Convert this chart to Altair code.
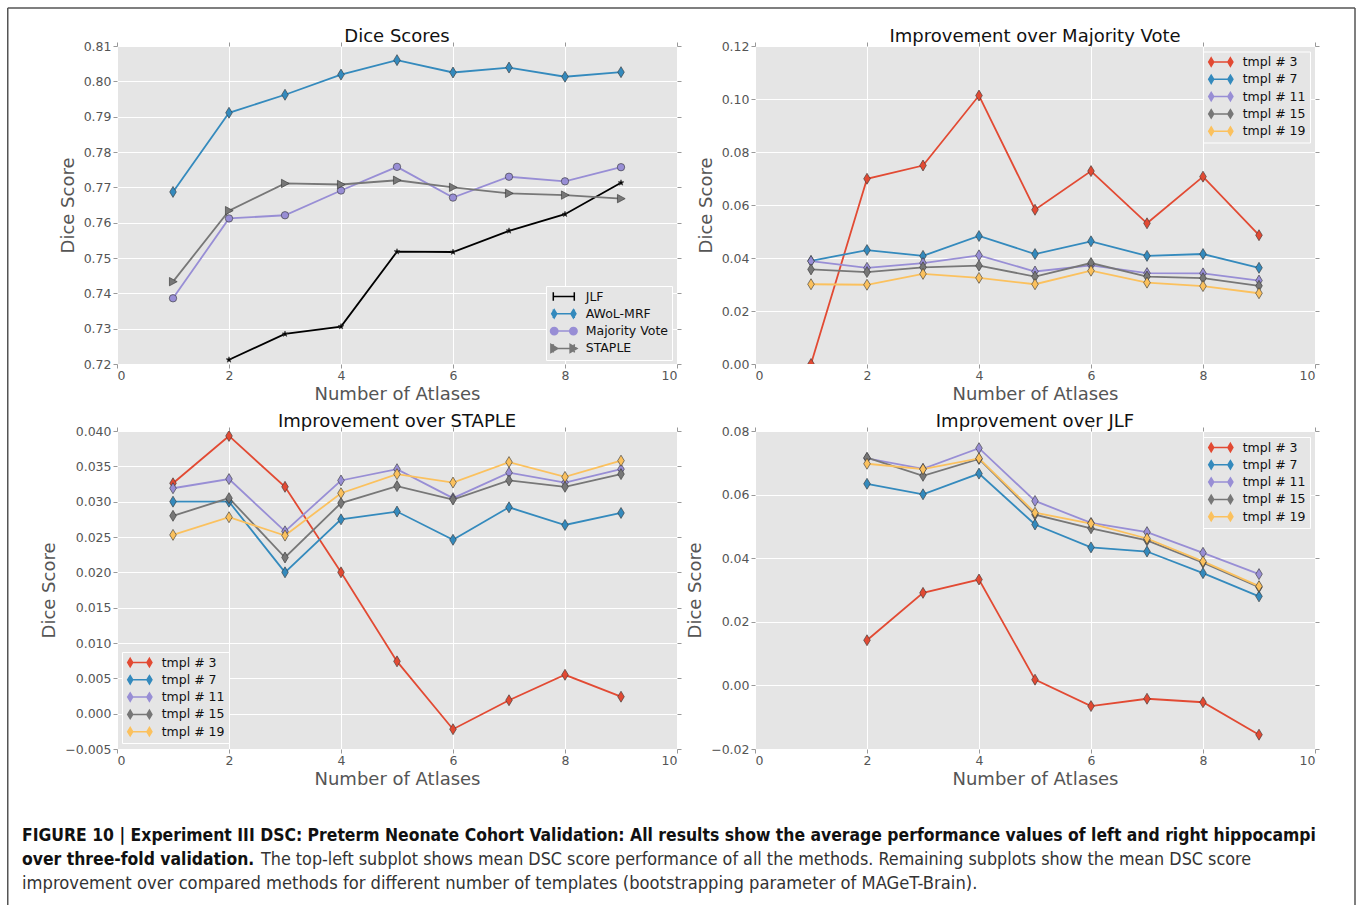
____________
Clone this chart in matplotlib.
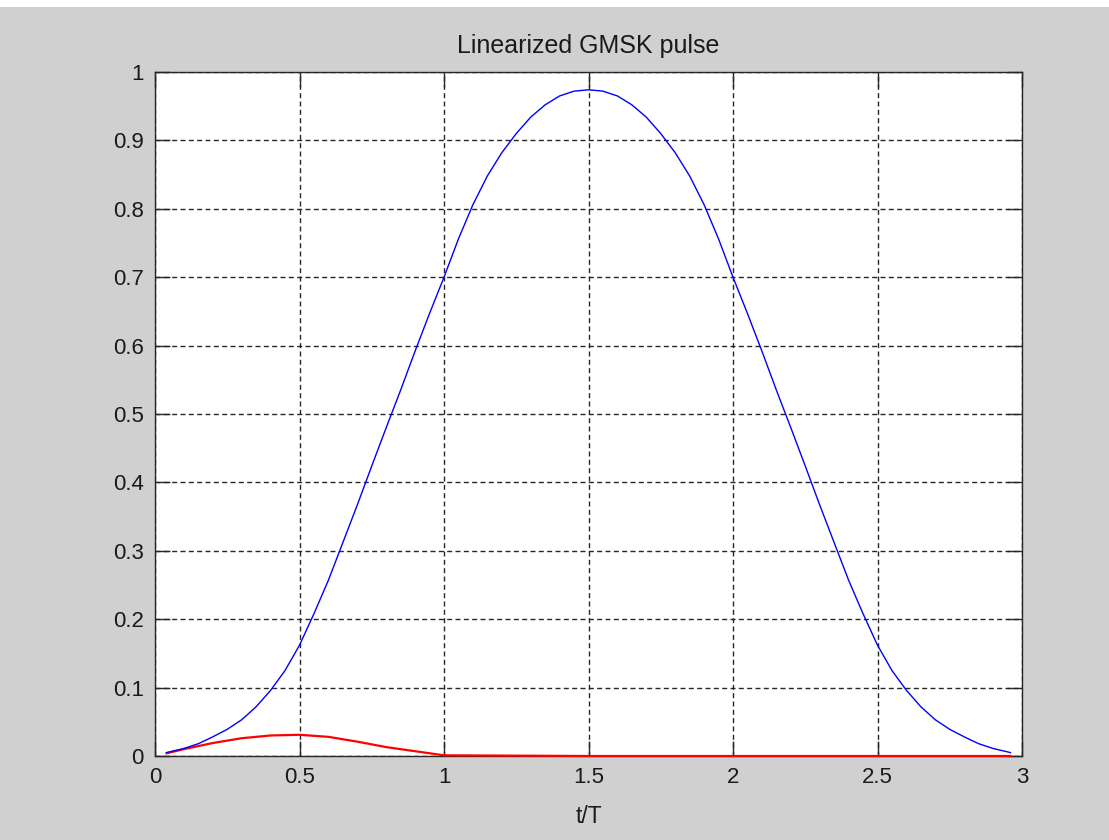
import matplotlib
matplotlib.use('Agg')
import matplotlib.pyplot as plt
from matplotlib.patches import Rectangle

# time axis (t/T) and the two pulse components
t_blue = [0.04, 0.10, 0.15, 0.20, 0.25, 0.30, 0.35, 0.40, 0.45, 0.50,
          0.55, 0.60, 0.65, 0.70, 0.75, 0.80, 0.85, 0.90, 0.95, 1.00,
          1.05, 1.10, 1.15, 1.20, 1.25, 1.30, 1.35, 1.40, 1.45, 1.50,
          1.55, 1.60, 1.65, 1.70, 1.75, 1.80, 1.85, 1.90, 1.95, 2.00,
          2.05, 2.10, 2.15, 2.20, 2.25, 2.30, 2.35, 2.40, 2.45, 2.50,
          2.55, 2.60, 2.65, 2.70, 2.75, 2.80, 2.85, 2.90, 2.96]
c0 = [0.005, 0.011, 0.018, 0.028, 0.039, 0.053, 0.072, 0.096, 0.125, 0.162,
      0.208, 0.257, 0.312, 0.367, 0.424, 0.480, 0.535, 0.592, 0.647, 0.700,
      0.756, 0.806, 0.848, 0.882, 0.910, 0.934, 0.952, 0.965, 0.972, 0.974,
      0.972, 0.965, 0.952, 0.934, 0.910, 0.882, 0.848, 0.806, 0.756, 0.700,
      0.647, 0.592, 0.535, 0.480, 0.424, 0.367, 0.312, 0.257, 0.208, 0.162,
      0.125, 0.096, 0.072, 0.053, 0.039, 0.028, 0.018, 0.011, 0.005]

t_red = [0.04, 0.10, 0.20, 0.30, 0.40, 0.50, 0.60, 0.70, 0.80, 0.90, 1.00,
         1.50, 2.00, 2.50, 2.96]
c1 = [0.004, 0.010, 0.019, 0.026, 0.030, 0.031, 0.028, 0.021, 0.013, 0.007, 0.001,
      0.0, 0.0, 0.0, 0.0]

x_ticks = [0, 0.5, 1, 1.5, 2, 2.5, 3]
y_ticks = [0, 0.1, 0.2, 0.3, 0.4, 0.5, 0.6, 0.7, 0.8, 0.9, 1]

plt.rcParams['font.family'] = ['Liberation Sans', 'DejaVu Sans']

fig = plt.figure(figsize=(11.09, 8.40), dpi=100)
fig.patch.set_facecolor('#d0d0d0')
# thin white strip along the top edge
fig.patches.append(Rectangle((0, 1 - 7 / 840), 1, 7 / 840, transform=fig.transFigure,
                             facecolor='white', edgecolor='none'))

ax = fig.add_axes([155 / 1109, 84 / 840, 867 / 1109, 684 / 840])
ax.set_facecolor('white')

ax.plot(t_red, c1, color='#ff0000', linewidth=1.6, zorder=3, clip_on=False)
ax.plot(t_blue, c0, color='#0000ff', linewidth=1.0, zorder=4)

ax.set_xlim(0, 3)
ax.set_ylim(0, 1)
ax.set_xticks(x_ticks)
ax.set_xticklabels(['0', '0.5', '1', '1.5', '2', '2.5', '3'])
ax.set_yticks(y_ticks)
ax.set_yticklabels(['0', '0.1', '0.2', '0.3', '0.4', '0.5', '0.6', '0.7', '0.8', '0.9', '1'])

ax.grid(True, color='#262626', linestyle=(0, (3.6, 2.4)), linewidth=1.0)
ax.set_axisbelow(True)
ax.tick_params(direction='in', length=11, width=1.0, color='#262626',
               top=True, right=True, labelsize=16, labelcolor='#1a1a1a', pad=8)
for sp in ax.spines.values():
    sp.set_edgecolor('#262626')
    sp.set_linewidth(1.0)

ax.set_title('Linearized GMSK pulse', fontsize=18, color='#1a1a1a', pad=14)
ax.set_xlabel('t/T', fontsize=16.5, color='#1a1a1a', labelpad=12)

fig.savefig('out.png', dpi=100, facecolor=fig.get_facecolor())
____________
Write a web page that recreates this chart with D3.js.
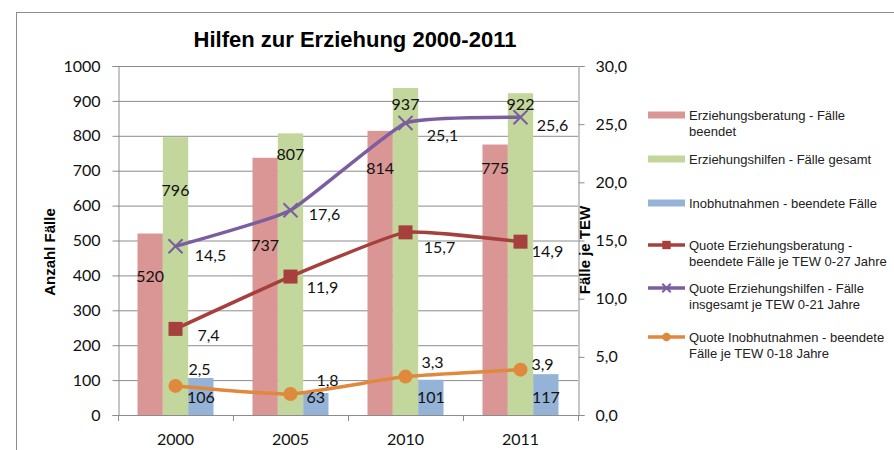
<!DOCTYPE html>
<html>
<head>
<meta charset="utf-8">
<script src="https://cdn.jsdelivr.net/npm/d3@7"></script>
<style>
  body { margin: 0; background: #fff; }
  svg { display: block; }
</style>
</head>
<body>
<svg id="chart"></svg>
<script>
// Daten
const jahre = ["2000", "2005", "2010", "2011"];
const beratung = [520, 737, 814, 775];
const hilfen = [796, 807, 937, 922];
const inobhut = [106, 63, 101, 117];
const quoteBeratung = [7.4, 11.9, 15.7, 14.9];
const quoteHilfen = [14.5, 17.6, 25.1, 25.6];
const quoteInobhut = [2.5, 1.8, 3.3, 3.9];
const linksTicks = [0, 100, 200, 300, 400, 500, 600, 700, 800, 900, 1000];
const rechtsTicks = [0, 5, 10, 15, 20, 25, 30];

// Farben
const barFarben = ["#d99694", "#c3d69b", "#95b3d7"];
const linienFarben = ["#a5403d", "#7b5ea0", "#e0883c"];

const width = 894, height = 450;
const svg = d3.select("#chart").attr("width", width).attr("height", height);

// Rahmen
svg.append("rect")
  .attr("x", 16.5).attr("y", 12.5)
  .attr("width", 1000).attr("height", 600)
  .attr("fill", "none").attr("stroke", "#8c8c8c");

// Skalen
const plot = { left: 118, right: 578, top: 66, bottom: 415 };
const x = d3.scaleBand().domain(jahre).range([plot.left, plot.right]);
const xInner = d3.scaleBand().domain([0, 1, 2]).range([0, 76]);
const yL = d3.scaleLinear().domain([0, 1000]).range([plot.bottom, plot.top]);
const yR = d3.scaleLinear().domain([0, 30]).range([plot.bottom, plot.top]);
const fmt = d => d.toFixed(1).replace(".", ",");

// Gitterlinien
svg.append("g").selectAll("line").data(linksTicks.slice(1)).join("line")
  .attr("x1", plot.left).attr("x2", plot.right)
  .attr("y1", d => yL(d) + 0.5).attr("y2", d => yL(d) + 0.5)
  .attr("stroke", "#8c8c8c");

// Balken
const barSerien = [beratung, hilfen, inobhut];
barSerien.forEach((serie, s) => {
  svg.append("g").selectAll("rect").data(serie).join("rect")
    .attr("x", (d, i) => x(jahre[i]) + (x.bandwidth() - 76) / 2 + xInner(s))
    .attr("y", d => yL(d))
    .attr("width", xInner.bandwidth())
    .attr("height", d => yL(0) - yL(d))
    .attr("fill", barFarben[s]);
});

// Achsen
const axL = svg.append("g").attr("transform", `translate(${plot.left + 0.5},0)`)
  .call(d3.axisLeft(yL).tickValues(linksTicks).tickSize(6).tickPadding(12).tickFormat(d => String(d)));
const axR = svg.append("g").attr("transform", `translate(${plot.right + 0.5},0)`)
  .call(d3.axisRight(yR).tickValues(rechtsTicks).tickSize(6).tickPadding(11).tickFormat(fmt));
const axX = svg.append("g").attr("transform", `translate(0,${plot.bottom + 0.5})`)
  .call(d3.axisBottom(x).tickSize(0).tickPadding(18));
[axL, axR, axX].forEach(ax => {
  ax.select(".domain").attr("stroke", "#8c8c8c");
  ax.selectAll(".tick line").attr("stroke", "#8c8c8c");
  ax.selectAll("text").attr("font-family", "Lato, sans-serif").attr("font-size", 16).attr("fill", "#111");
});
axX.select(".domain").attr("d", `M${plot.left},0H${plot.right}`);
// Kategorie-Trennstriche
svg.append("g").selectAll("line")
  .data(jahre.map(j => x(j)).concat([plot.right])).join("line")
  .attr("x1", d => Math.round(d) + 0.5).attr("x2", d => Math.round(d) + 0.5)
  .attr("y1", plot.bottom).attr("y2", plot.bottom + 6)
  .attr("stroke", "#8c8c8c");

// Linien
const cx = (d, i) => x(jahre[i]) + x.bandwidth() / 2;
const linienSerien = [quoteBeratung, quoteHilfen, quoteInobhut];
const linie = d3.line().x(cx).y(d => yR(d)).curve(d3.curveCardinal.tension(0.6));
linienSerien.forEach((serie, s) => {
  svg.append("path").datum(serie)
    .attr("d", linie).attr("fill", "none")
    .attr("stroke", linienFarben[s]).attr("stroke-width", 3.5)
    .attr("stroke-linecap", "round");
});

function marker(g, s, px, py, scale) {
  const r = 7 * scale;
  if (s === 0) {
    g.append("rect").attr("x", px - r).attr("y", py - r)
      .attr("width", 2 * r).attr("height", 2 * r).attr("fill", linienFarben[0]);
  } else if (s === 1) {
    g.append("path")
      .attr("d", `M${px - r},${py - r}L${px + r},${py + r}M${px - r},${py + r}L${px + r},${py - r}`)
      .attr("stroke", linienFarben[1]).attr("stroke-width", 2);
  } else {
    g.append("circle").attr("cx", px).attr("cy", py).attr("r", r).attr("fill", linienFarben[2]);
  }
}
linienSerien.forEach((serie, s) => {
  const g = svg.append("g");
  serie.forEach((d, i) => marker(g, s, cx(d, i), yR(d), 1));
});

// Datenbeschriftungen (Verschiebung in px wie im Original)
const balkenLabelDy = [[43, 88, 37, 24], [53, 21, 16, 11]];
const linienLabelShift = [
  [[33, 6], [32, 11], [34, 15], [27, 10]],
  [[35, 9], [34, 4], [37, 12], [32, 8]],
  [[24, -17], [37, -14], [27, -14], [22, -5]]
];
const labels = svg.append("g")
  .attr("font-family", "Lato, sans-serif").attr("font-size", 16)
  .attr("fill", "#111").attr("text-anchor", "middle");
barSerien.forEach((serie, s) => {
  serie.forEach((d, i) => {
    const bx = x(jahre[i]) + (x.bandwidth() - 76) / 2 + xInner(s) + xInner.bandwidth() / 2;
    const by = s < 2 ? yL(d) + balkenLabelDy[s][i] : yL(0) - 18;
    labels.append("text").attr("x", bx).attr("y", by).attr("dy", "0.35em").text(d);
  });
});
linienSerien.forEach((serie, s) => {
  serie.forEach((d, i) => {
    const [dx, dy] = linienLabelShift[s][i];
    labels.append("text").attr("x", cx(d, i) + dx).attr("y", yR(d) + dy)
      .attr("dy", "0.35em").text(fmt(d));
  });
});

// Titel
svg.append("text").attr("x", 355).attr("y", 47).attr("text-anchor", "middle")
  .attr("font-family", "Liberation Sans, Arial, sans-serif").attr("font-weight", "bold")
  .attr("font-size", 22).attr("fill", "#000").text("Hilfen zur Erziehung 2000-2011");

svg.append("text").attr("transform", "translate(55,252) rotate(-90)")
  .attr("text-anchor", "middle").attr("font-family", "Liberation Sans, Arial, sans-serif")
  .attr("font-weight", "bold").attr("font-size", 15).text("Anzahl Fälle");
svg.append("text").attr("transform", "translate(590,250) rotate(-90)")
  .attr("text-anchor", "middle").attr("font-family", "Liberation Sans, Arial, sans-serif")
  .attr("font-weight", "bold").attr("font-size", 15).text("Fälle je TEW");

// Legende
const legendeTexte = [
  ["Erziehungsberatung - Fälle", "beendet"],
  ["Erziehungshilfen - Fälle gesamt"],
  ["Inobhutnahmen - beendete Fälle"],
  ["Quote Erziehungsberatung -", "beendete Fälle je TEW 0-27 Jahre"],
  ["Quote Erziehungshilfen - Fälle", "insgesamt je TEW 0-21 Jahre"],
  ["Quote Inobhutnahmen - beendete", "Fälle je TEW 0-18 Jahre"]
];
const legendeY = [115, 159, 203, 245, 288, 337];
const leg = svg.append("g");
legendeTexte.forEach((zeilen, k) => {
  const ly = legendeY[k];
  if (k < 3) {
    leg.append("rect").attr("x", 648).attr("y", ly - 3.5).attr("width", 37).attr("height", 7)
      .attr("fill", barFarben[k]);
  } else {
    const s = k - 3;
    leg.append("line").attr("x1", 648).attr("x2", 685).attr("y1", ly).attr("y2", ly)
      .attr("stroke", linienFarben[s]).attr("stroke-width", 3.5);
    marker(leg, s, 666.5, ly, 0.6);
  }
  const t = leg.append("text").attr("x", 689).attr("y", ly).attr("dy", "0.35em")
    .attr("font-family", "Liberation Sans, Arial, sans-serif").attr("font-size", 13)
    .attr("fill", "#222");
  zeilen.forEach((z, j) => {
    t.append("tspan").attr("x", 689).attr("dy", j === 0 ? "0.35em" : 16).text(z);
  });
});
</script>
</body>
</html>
____________
What you should do:
Show all lines from the listing above in which "matplotlib" appears.

Exercise result:
Clone this chart in matplotlib.
import matplotlib
matplotlib.use('Agg')
import matplotlib.pyplot as plt
from matplotlib.patches import Rectangle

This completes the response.